_Data provided_.
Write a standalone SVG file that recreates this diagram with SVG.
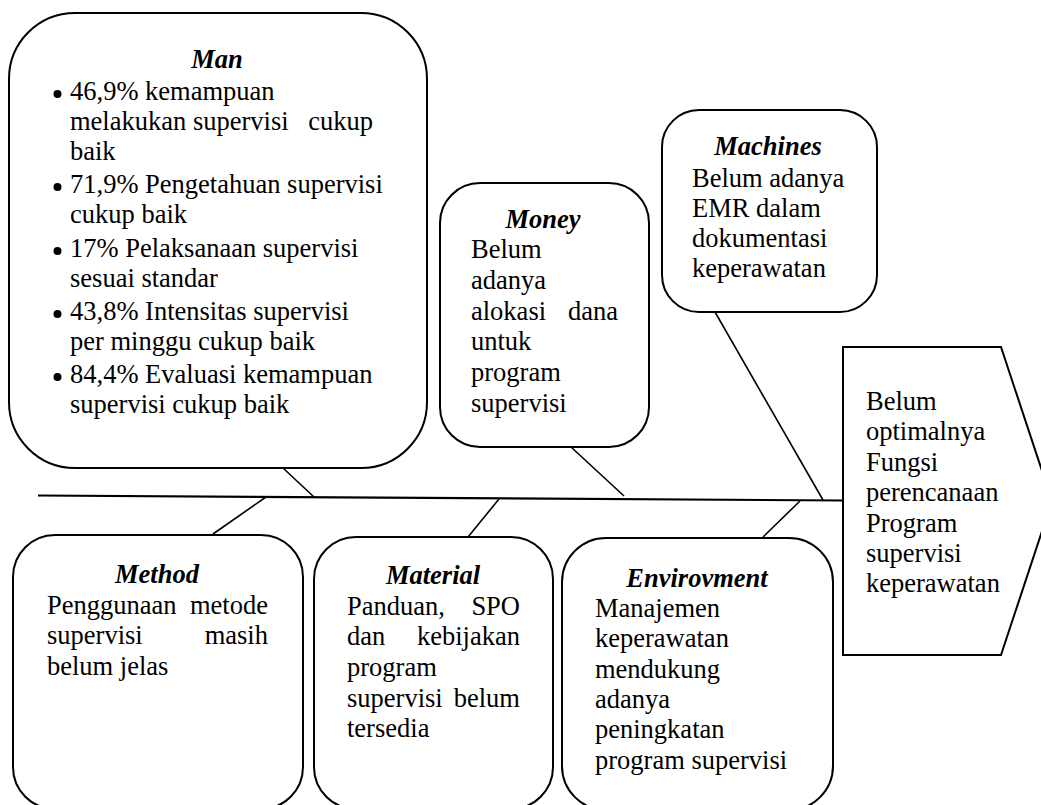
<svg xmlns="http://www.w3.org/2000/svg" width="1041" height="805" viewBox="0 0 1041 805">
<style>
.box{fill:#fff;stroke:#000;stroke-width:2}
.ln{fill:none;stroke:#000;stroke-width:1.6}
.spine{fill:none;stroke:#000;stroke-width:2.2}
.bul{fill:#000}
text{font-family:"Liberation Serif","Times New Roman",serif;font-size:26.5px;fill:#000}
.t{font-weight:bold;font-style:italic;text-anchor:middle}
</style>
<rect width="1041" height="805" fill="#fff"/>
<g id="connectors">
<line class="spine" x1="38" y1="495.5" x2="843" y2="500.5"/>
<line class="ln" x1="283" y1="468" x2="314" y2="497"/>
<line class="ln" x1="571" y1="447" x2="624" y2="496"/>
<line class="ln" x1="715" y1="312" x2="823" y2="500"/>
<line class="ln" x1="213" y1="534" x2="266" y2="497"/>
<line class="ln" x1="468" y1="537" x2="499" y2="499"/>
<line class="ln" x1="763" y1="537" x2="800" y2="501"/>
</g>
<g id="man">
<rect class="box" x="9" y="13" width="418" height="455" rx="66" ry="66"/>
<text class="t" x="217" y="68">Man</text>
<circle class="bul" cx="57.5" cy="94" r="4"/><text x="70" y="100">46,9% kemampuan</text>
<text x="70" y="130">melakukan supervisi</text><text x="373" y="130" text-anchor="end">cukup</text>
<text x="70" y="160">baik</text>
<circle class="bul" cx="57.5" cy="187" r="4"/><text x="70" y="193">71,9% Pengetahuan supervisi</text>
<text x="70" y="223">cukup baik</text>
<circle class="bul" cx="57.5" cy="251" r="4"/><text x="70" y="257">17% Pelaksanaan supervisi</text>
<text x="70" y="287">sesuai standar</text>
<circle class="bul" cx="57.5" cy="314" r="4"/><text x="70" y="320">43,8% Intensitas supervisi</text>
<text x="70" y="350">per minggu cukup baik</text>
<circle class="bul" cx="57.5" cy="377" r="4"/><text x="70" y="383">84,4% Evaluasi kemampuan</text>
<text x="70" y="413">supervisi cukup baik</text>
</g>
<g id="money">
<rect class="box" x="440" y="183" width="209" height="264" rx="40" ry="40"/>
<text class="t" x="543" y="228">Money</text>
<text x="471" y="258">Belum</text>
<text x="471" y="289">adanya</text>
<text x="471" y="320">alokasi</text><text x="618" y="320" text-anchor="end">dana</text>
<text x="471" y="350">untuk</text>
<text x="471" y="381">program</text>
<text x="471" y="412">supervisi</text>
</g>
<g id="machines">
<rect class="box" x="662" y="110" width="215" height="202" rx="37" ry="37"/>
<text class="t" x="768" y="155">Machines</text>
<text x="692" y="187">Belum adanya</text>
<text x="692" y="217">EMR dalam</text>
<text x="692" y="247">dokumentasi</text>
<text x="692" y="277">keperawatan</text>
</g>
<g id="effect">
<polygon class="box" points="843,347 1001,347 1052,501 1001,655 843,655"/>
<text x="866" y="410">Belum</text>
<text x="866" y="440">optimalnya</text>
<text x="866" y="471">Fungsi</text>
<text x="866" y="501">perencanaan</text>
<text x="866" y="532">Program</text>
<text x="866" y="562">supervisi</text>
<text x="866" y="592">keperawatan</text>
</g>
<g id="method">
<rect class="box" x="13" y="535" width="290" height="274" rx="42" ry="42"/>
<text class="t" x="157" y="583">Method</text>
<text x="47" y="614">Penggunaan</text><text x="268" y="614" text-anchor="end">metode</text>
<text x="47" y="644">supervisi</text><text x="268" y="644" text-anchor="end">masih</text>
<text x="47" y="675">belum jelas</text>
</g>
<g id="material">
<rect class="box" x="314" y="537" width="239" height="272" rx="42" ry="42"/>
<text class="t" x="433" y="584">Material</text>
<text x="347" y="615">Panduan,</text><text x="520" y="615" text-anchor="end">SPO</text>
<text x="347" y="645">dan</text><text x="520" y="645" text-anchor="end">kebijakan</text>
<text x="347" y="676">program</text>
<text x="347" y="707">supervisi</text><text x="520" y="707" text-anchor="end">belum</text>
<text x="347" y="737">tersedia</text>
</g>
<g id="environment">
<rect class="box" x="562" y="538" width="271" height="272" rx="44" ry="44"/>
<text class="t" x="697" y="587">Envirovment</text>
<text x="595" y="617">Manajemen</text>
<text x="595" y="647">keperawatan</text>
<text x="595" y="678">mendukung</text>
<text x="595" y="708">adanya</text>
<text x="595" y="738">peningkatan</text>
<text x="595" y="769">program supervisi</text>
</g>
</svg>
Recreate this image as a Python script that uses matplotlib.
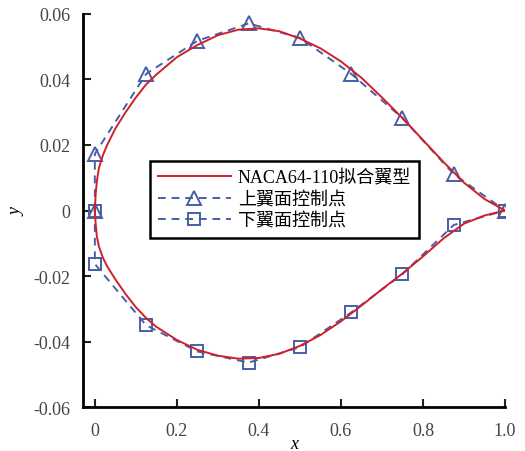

_The exercise_. Omit the pictures and output all of the other material exactly.

_Task result_.
Write a standalone SVG file that recreates this diagram with SVG.
<svg xmlns="http://www.w3.org/2000/svg" width="1041" height="805" viewBox="0 0 1041 805">
<style>
.box{fill:#fff;stroke:#000;stroke-width:2}
.ln{fill:none;stroke:#000;stroke-width:1.6}
.spine{fill:none;stroke:#000;stroke-width:2.2}
.bul{fill:#000}
text{font-family:"Liberation Serif","Times New Roman",serif;font-size:26.5px;fill:#000}
.t{font-weight:bold;font-style:italic;text-anchor:middle}
</style>
<rect width="1041" height="805" fill="#fff"/>
<g id="connectors">
<line class="spine" x1="38" y1="495.5" x2="843" y2="500.5"/>
<line class="ln" x1="283" y1="468" x2="314" y2="497"/>
<line class="ln" x1="571" y1="447" x2="624" y2="496"/>
<line class="ln" x1="715" y1="312" x2="823" y2="500"/>
<line class="ln" x1="213" y1="534" x2="266" y2="497"/>
<line class="ln" x1="468" y1="537" x2="499" y2="499"/>
<line class="ln" x1="763" y1="537" x2="800" y2="501"/>
</g>
<g id="man">
<rect class="box" x="9" y="13" width="418" height="455" rx="66" ry="66"/>
<text class="t" x="217" y="68">Man</text>
<circle class="bul" cx="57.5" cy="94" r="4"/><text x="70" y="100">46,9% kemampuan</text>
<text x="70" y="130">melakukan supervisi</text><text x="373" y="130" text-anchor="end">cukup</text>
<text x="70" y="160">baik</text>
<circle class="bul" cx="57.5" cy="187" r="4"/><text x="70" y="193">71,9% Pengetahuan supervisi</text>
<text x="70" y="223">cukup baik</text>
<circle class="bul" cx="57.5" cy="251" r="4"/><text x="70" y="257">17% Pelaksanaan supervisi</text>
<text x="70" y="287">sesuai standar</text>
<circle class="bul" cx="57.5" cy="314" r="4"/><text x="70" y="320">43,8% Intensitas supervisi</text>
<text x="70" y="350">per minggu cukup baik</text>
<circle class="bul" cx="57.5" cy="377" r="4"/><text x="70" y="383">84,4% Evaluasi kemampuan</text>
<text x="70" y="413">supervisi cukup baik</text>
</g>
<g id="money">
<rect class="box" x="440" y="183" width="209" height="264" rx="40" ry="40"/>
<text class="t" x="543" y="228">Money</text>
<text x="471" y="258">Belum</text>
<text x="471" y="289">adanya</text>
<text x="471" y="320">alokasi</text><text x="618" y="320" text-anchor="end">dana</text>
<text x="471" y="350">untuk</text>
<text x="471" y="381">program</text>
<text x="471" y="412">supervisi</text>
</g>
<g id="machines">
<rect class="box" x="662" y="110" width="215" height="202" rx="37" ry="37"/>
<text class="t" x="768" y="155">Machines</text>
<text x="692" y="187">Belum adanya</text>
<text x="692" y="217">EMR dalam</text>
<text x="692" y="247">dokumentasi</text>
<text x="692" y="277">keperawatan</text>
</g>
<g id="effect">
<polygon class="box" points="843,347 1001,347 1052,501 1001,655 843,655"/>
<text x="866" y="410">Belum</text>
<text x="866" y="440">optimalnya</text>
<text x="866" y="471">Fungsi</text>
<text x="866" y="501">perencanaan</text>
<text x="866" y="532">Program</text>
<text x="866" y="562">supervisi</text>
<text x="866" y="592">keperawatan</text>
</g>
<g id="method">
<rect class="box" x="13" y="535" width="290" height="274" rx="42" ry="42"/>
<text class="t" x="157" y="583">Method</text>
<text x="47" y="614">Penggunaan</text><text x="268" y="614" text-anchor="end">metode</text>
<text x="47" y="644">supervisi</text><text x="268" y="644" text-anchor="end">masih</text>
<text x="47" y="675">belum jelas</text>
</g>
<g id="material">
<rect class="box" x="314" y="537" width="239" height="272" rx="42" ry="42"/>
<text class="t" x="433" y="584">Material</text>
<text x="347" y="615">Panduan,</text><text x="520" y="615" text-anchor="end">SPO</text>
<text x="347" y="645">dan</text><text x="520" y="645" text-anchor="end">kebijakan</text>
<text x="347" y="676">program</text>
<text x="347" y="707">supervisi</text><text x="520" y="707" text-anchor="end">belum</text>
<text x="347" y="737">tersedia</text>
</g>
<g id="environment">
<rect class="box" x="562" y="538" width="271" height="272" rx="44" ry="44"/>
<text class="t" x="697" y="587">Envirovment</text>
<text x="595" y="617">Manajemen</text>
<text x="595" y="647">keperawatan</text>
<text x="595" y="678">mendukung</text>
<text x="595" y="708">adanya</text>
<text x="595" y="738">peningkatan</text>
<text x="595" y="769">program supervisi</text>
</g>
</svg>
Recreate this image as a Python script that uses matplotlib.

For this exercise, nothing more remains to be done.